Malaysian Prime Minister Abdullah Ahmad Badawi bade farewell to his Cabinet on Wednesday, the eve of his resignation after more than five years of lackluster rule.
Abdullah is scheduled to meet Malaysia's king, the constitutional monarch, to submit his resignation Thursday. Cabinet ministers and dignitaries have received invitations to a palace ceremony Friday, when Deputy Prime Minister Najib Razak is likely to be sworn in as premier.
In his final interview before handing over power, Abdullah told editors of Malaysian media Tuesday that his time in office was marked by "missed opportunities."
He did not elaborate, but many have criticized Abdullah for failing to fulfill his pledges of boosting government transparency and multiracial unity.
Abdullah, 69, was pressured to step down after the ruling National Front coalition suffered its worst results ever in general elections a year ago.
Abdullah said in the interview that the electoral fiasco was his biggest regret since taking office in October 2003. "When your time's up, it's time to go," Abdullah said, according to a transcript published by The Star newspaper.
"No fanfare necessary.

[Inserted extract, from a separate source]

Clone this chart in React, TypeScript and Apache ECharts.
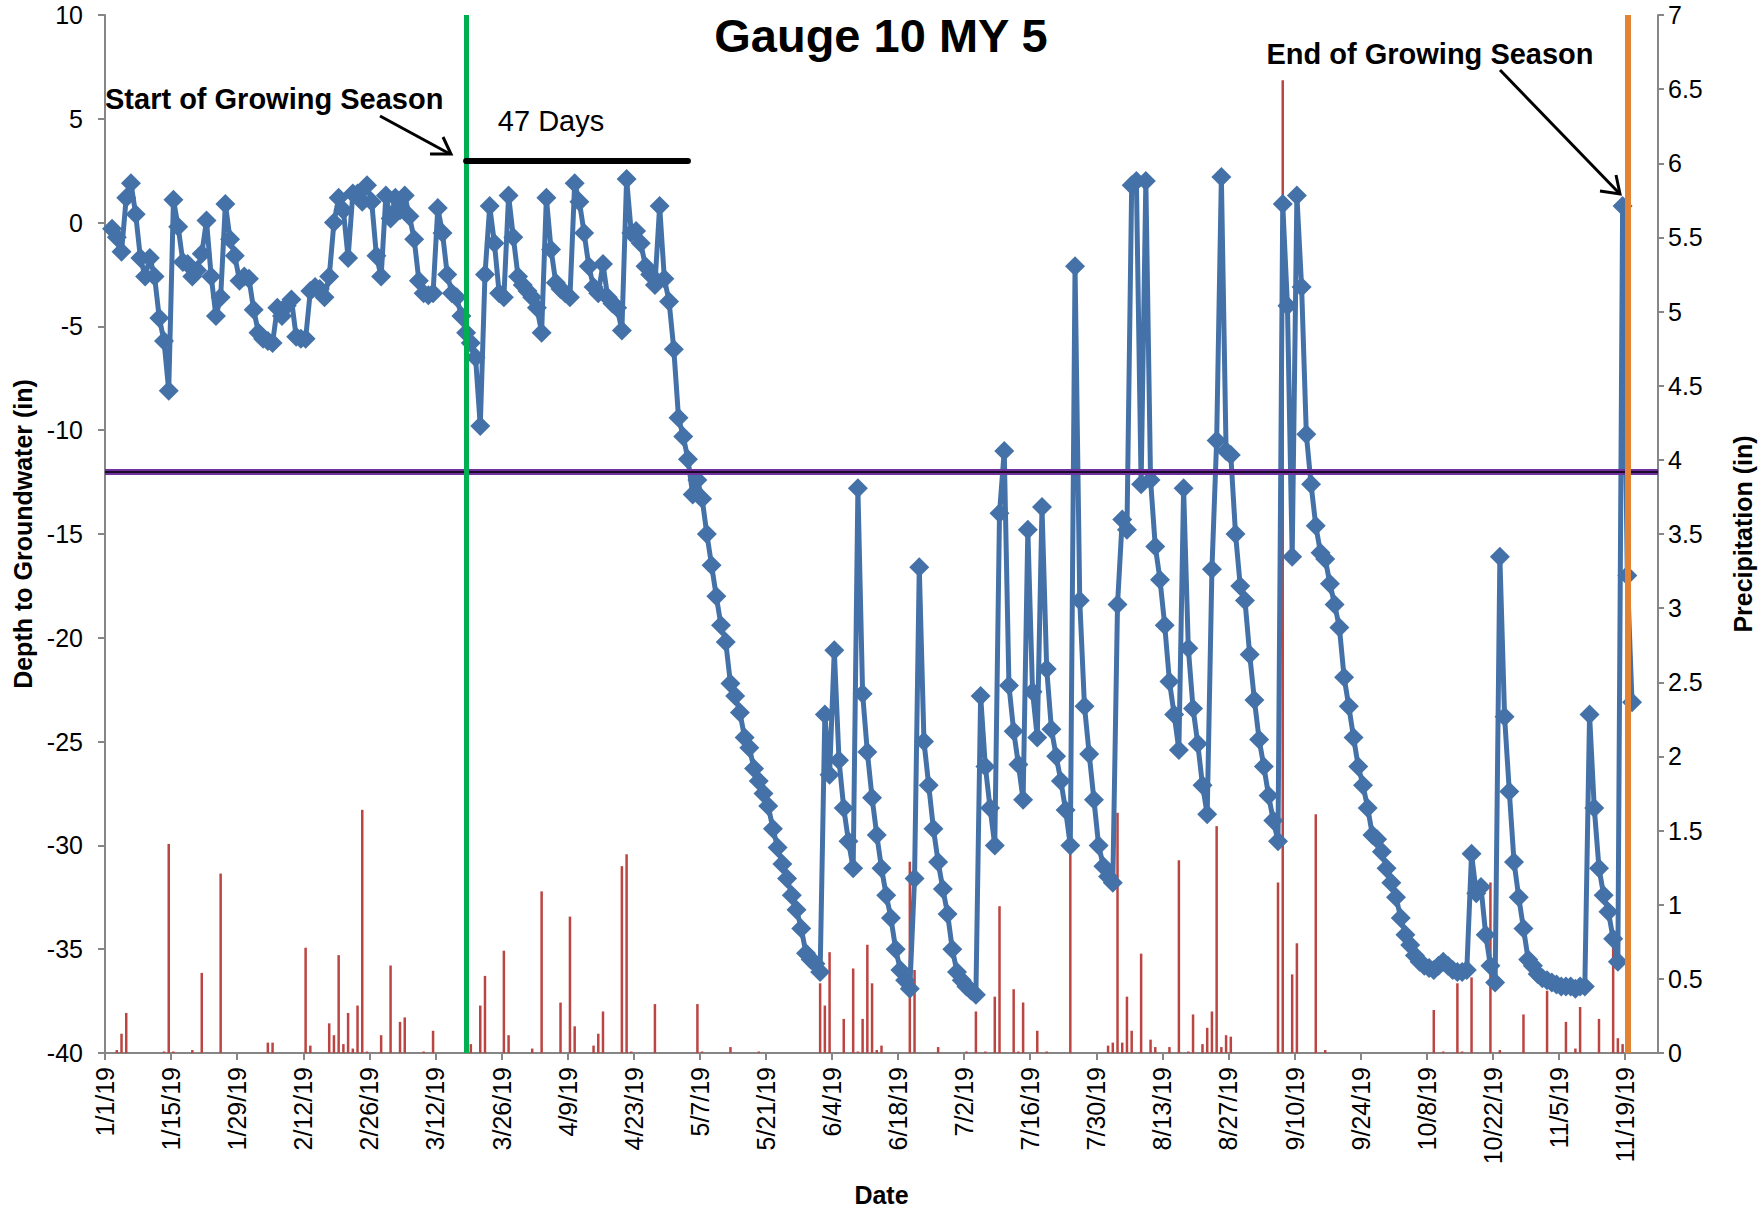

What has been done has been done." Domestic Trade Minister Shahrir Samad said Wednesday he was attending the final Cabinet meeting that Abdullah would chair. Najib is expected to announce a major Cabinet reshuffle next week after April 7 special elections to fill legislative vacancies.
Najib has vowed to revive the National Front's support through wide-ranging political and economic reforms, which include efforts to fend off a looming recession. However, opposition leaders insist there are signs that Najib will crack down on political dissent.
Government officials Tuesday barred opposition politicians campaigning for next week's ballot from repeating accusations linking Najib to the 2006 killing of a Mongolian woman who was the mistress of Najib's friend. Police warned that those who defied the ban could be arrested. Najib has denied involvement in the killing.
"The repression is going to get much more thorough," said opposition lawmaker Tian Chua. "I think we are going to face a much bigger clampdown. The bad days are coming."
In recent weeks, the government has suspended two opposition newspapers, while police used tear gas to break up an opposition rally and seized DVDs used by the opposition to campaign for the by-elections.
Najib says he should be judged by his actions after he assumes office.